Dimensional Analysis is about converting units using ratios. Let’s keep this short and jump straight into how that works.
Say that you have 2 kilograms and you want to know how much that is in grams. Well, if one kilogram is a thousand grams, then two kilograms must be two thousand grams. Easy.
But what about something more complicated such as converting inches to cm? 50 inches are equivalent to 127 cm. How do we convert 40 inches to cm? Well, we use ratios.
Let’s work with a simpler example. Say you have a 100 inches, how do you convert that to cm? Well, since we can represent the conversion in a ratio, 50 in/127 cm, we can just multiply the fraction by 2/2, giving us 100 in/254 cm. So now we have a new conversion, which is that 100 inches are equal to 254 cm.
There’s also another way. We can divide the 100 inches into groups of 50 inches. By the definition of division, we can do that by dividing 100 by 50, which is 2. Meaning that we have 2 50 inches in a 100 inches. Since each 50 inch is equal to 127 cm, we can multiply 127 by 2, giving us 254 cm.
Going back to 40 inches, we can do the same thing. Divide 40 into groups of 50, which gives us 0.8. Meaning we have 0.8 50 inches in 40 inches.

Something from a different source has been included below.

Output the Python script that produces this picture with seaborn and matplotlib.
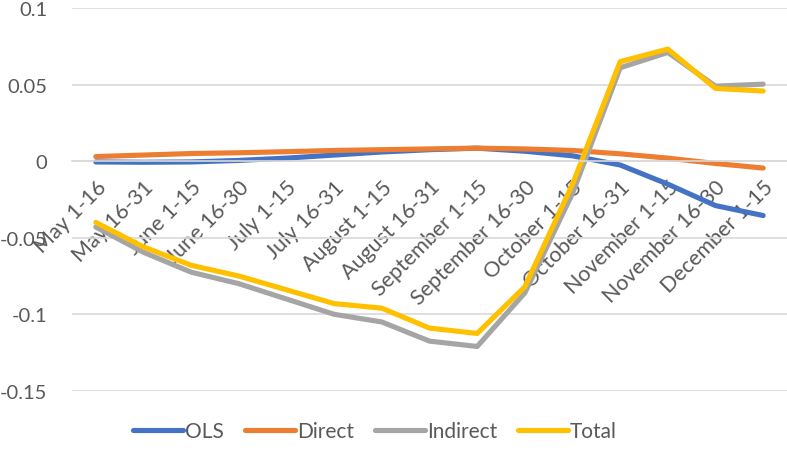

Since each 50 inch is equal to 127 cm, we can multiply 127 by .8, giving us 101.6 cm.
What if it’s the other way around? Let’s say we are converting 50 cm to inches. Well just like before, we can divide the 50 cm into groups of 127 cm, giving us around 0.39. Meaning, there are ~.39 127 cm in 50 cm. And since each complete 127cm gives us 50 inches, we can just multiply .39 by 50, giving us around 19.7 inches.